Marking the beginning of a new chapter for the longtime Circle Jerks bassist, Schloss says of the album, “This is my polar opposite version of punk rock. Punk rock is volume and anger and speed. I wanted to do space and vulnerability and excruciating, almost subconscious emotions, things that I feel so deeply that I would never say them out loud.”

“‘Dead Friend Letter’ was a bit of a departure for me,” states Schloss. “It’s musically, one of the most upbeat songs on the album. In juxtaposition, it tackles the most serious subject. Suicide, and some of the circumstances and thought patterns that may lead to it. It is written in the third party about a fictional character that, as it turns out, is someone that many people who have approached me about the song have known at some point. If you relate to the song or know someone like this who is struggling with drug addiction, alcoholism, loneliness or hopelessness and is looking for a very severe, permanent solution, please seek help instead.”
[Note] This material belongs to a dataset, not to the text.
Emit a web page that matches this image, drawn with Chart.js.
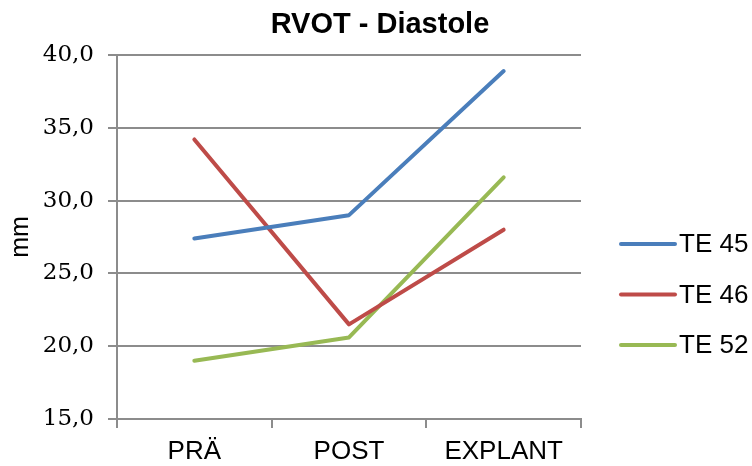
<!DOCTYPE html>
<html>
<head>
<meta charset="utf-8">
<script src="https://cdn.jsdelivr.net/npm/chart.js@4/dist/chart.umd.min.js"></script>
<style>
  html, body { margin: 0; padding: 0; background: #ffffff; }
  #wrap { width: 752px; height: 466px; position: relative; }
</style>
</head>
<body>
<div id="wrap"><canvas id="c" width="752" height="466"></canvas></div>
<script>
const chartTitle = 'RVOT - Diastole';
const yAxisTitle = 'mm';
const categories = ['PRÄ', 'POST', 'EXPLANT'];
const seriesNames = ['TE 45', 'TE 46', 'TE 52'];
const te45 = [27.4, 29.0, 38.9];
const te46 = [34.2, 21.5, 28.0];
const te52 = [19.0, 20.6, 31.6];
const seriesColors = ['#4A7EBB', '#BE4B48', '#98B954'];
const yMin = 15, yMax = 40, yStep = 5;

const gridColor = '#8C8C8C';
const sans = '"Liberation Sans", Arial, sans-serif';

const titlePlugin = {
  id: 'centerTitle',
  afterDraw(chart) {
    const ctx = chart.ctx;
    ctx.save();
    ctx.font = 'bold 29px ' + sans;
    ctx.fillStyle = '#000000';
    ctx.textAlign = 'center';
    ctx.textBaseline = 'alphabetic';
    ctx.fillText(chartTitle, 380, 33);
    ctx.restore();
  }
};

const legendPlugin = {
  id: 'sideLegend',
  afterDraw(chart) {
    const ctx = chart.ctx;
    const ds = chart.data.datasets;
    ctx.save();
    ctx.font = '26px ' + sans;
    ctx.textBaseline = 'middle';
    ctx.textAlign = 'left';
    const x0 = 621, x1 = 675, tx = 679;
    const y0 = 244, dy = 50.5;
    ds.forEach((d, i) => {
      const y = y0 + i * dy;
      ctx.strokeStyle = d.borderColor;
      ctx.lineWidth = 4;
      ctx.lineCap = 'round';
      ctx.beginPath();
      ctx.moveTo(x0, y);
      ctx.lineTo(x1, y);
      ctx.stroke();
      ctx.fillStyle = '#000000';
      ctx.fillText(d.label, tx, y + 1);
    });
    ctx.restore();
  }
};

const data = {
  labels: categories,
  datasets: [te45, te46, te52].map((vals, i) => ({
    label: seriesNames[i],
    data: vals,
    borderColor: seriesColors[i],
    backgroundColor: seriesColors[i],
    borderWidth: 4,
    pointRadius: 0,
    pointHoverRadius: 0,
    tension: 0,
    fill: false,
    borderCapStyle: 'round',
    borderJoinStyle: 'round'
  }))
};

new Chart(document.getElementById('c'), {
  type: 'line',
  data,
  plugins: [titlePlugin, legendPlugin],
  options: {
    responsive: false,
    animation: false,
    devicePixelRatio: 1,
    layout: { padding: { top: 55, right: 171, bottom: 0, left: 0 } },
    plugins: {
      legend: { display: false },
      tooltip: { enabled: false },
      title: { display: false }
    },
    scales: {
      x: {
        offset: true,
        grid: {
          display: true,
          offset: true,
          drawOnChartArea: false,
          drawTicks: true,
          tickLength: 9,
          color: gridColor,
          lineWidth: 2
        },
        border: { display: true, color: gridColor, width: 2 },
        ticks: {
          color: '#000000',
          font: { family: sans, size: 26 },
          padding: 8,
          maxRotation: 0
        },
        afterFit(scale) { scale.height = 47; }
      },
      y: {
        min: yMin,
        max: yMax,
        grid: {
          display: true,
          drawOnChartArea: true,
          drawTicks: true,
          tickLength: 9,
          color: gridColor,
          lineWidth: 2
        },
        border: { display: true, color: gridColor, width: 2 },
        ticks: {
          stepSize: yStep,
          color: '#000000',
          font: { family: '"DejaVu Serif", serif', size: 23 },
          padding: 14,
          callback: (v) => Number(v).toFixed(1).replace('.', ',')
        },
        title: {
          display: true,
          text: yAxisTitle,
          color: '#000000',
          font: { family: sans, size: 25 },
          padding: { top: 6, bottom: 0 }
        },
        afterFit(scale) { scale.width = 117; }
      }
    }
  }
});
</script>
</body>
</html>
Song About Songs, which features the Los Angeles-based performer as singer, guitarist, and writer of nine striking original compositions, displays a revelatory new aspect of his work. It will surprise listeners accustomed to hearing Schloss in an aggressive hardcore format, but the St. Louis-born musician notes that his early musical inspirations came from a distinctly different realm.
“Everybody always used to make fun of me because I was a muso,” he says. “I’d studied Bob Dylan and Leonard Cohen and Neil Young and all of those guys back when I was a kid. Then I moved out to California and sunk my teeth into Jimi Hendrix and Jimmy Page and became a rocker. Then in my last year of high school I started listening to Charlie Parker and John Coltrane, moved in with my jazz teacher for a year and became a jazz guy.

The album was recorded at Los Angeles’ Sargent Recorders, owned by producer and fellow Missouri native Gus Seyffert, who also plays bass on the collection; Seyffert has worked with Roger Waters, Norah Jones, Beck, and the Black Keys, among others.